Scientists have built a massive bacterial incubator. This incubator is a large rectangular parallelepiped with dimensions $n, m, k$, divided into $n \times m \times k$ small cells of size $1 \times 1 \times 1$. We establish a three-dimensional Cartesian coordinate system, using $(x, y, z)$ ($1 \leq x \leq n, 1 \leq y \leq m, 1 \leq z \leq k$) to describe the position of a small cell.

At the beginning of the experiment, each cell contains exactly $1$ bacterium. Every day thereafter, all bacteria divide. Suppose a bacterium at $(x, y, z)$ divides; it produces $6$ new bacteria, which move to the cells at $(x+1, y, z), (x-1, y, z), (x, y+1, z), (x, y-1, z), (x, y, z+1), (x, y, z-1)$. The original bacterium dies. Specifically, if a cell that a bacterium moves to does not exist, that bacterium dies instantly.

The experiment lasts for $d$ consecutive days. After $d$ days, the scientists want to know: how many bacteria are in the cell at $(a, b, c)$? Since the answer may be very large, you only need to output the value modulo $998244353$.

Input

A single line containing seven positive integers $d, n, m, k, a, b, c$.

Output

A single integer representing the answer modulo $998244353$.

Examples

Input 1

2 2 2 3 1 1 1

Output 1

10

Note 1

After the first day, it can be determined that all cells with $z=2$ have exactly $4$ bacteria, and all other cells have exactly $3$ bacteria. After the second day, the number of bacteria in cell $(1, 1, 1)$ is equal to the sum of the bacteria in cells $(1, 1, 2), (1, 2, 1), (2, 1, 1)$ at the end of the first day, which is $10$.

Input 2

2 2 2 3 1 1 2

Output 2

14

Input 3

50 49 44 48 49 15 25

Output 3

544847893

Input 4

120000 49997 49997 49993 46278 44140 26931

Output 4

139550295

Constraints

For all data, $1 \leq d, n, m, k \leq 1.2 \times 10^5, 1 \leq a \leq n, 1 \leq b \leq m, 1 \leq c \leq k$.

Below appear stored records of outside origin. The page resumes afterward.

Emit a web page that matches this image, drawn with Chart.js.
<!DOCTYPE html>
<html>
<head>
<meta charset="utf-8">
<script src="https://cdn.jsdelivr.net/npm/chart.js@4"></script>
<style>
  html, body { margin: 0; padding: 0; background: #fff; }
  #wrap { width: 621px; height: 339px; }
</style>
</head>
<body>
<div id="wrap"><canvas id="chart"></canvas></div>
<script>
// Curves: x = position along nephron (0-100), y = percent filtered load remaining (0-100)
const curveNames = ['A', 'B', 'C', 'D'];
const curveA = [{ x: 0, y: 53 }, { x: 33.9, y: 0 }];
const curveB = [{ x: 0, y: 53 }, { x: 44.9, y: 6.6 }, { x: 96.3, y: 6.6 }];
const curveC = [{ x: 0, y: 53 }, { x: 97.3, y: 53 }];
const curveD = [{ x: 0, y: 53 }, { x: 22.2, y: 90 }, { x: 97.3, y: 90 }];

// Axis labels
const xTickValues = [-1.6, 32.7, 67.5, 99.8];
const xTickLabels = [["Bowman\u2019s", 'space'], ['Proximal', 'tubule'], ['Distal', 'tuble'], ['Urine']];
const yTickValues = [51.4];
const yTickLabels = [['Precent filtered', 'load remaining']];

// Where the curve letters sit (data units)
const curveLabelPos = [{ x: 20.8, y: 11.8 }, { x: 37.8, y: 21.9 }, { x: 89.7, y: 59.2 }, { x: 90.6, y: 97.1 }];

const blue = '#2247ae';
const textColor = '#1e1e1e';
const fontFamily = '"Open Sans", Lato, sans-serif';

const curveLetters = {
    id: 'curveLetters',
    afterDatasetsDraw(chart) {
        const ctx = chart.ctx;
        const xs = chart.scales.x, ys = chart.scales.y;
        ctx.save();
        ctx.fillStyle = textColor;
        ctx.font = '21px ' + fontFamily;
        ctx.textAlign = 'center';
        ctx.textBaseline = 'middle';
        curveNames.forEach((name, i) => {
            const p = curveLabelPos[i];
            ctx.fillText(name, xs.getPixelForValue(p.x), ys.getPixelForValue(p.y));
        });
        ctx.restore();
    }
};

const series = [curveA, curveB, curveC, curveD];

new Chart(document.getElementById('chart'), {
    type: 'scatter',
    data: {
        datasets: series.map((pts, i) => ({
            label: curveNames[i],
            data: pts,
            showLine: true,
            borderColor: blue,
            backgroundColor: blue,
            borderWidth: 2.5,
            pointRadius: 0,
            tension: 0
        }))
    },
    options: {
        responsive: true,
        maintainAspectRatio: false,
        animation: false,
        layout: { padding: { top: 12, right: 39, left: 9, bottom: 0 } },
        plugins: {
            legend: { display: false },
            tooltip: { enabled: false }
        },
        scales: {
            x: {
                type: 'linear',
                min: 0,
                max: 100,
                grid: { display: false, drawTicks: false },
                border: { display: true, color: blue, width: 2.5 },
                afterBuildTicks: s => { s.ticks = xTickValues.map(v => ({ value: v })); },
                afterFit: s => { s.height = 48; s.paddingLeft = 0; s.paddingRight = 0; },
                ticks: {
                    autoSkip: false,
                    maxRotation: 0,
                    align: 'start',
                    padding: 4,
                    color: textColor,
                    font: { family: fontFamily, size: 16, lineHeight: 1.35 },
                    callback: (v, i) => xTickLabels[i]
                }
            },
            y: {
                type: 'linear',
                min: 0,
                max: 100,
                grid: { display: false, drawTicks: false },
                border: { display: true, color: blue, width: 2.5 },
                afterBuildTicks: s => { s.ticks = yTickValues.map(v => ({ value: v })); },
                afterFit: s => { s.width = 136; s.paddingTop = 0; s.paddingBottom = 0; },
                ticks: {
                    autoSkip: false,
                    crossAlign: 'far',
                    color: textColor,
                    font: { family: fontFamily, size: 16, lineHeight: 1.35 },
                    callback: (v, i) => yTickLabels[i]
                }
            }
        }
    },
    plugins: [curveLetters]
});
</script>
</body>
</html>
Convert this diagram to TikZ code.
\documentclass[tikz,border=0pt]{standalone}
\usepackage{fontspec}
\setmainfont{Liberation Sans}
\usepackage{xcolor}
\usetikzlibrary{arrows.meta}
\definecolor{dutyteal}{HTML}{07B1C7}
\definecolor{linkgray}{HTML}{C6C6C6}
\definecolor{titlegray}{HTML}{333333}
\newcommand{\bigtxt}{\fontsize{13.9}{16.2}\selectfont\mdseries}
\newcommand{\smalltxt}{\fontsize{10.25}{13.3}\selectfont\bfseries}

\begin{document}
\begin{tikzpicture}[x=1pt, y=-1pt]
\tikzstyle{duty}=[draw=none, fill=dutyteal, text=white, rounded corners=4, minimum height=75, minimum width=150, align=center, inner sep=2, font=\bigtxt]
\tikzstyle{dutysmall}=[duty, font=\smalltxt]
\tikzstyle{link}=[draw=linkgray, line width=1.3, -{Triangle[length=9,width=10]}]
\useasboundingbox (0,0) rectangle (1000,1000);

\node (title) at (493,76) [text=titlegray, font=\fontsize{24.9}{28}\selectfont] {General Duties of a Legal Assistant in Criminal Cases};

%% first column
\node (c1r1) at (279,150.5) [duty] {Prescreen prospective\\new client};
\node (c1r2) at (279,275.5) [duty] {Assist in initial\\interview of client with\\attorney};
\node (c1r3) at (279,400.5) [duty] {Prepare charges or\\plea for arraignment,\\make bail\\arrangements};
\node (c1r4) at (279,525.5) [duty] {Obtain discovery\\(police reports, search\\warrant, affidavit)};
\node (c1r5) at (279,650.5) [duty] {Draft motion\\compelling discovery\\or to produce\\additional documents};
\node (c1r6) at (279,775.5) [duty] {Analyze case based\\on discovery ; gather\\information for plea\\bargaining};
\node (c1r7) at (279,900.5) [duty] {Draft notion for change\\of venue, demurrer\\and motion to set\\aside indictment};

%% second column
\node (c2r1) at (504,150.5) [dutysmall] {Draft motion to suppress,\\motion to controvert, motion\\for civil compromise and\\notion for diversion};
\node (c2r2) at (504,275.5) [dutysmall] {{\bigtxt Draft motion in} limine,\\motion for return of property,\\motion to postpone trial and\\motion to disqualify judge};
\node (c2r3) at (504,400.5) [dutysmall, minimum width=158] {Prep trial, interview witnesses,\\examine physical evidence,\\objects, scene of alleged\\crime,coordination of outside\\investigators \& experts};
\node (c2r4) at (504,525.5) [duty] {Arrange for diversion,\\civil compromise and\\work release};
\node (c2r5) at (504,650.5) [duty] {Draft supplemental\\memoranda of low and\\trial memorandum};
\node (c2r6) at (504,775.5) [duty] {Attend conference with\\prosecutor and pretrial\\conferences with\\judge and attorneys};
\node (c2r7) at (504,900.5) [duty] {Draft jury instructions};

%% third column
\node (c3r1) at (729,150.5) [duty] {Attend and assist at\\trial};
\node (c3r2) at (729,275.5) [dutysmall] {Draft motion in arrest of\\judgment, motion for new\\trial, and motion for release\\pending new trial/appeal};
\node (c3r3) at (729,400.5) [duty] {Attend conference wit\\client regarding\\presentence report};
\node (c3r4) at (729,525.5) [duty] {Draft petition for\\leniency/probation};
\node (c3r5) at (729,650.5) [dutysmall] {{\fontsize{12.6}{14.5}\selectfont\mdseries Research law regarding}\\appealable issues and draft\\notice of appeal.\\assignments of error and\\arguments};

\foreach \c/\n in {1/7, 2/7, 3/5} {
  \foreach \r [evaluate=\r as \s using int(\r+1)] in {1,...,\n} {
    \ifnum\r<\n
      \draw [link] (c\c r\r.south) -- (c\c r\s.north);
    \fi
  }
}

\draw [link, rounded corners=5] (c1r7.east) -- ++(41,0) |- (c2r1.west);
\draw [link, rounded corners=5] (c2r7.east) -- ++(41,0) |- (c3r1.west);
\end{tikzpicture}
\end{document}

This problem consists of several subtasks. You must pass all test cases in a subtask to receive the points for that subtask.

• Subtask 1 ($5$ points): $d, n, m, k \leq 50$.
• Subtask 2 ($10$ points): $d, n, m, k \leq 5 \times 10^3$. Depends on Subtask 1.
• Subtask 3 ($15$ points): $m = k = 1$.
• Subtask 4 ($10$ points): $k = 1, n, m \geq d$.
• Subtask 5 ($15$ points): $k = 1, n, m \geq \frac{d}{10}$. Depends on Subtask 4.
• Subtask 6 ($35$ points): $k = 1$. Depends on Subtasks 3, 4, and 5.
• Subtask 7 ($10$ points): No special restrictions. Depends on Subtasks 1, 2, 3, 4, 5, and 6.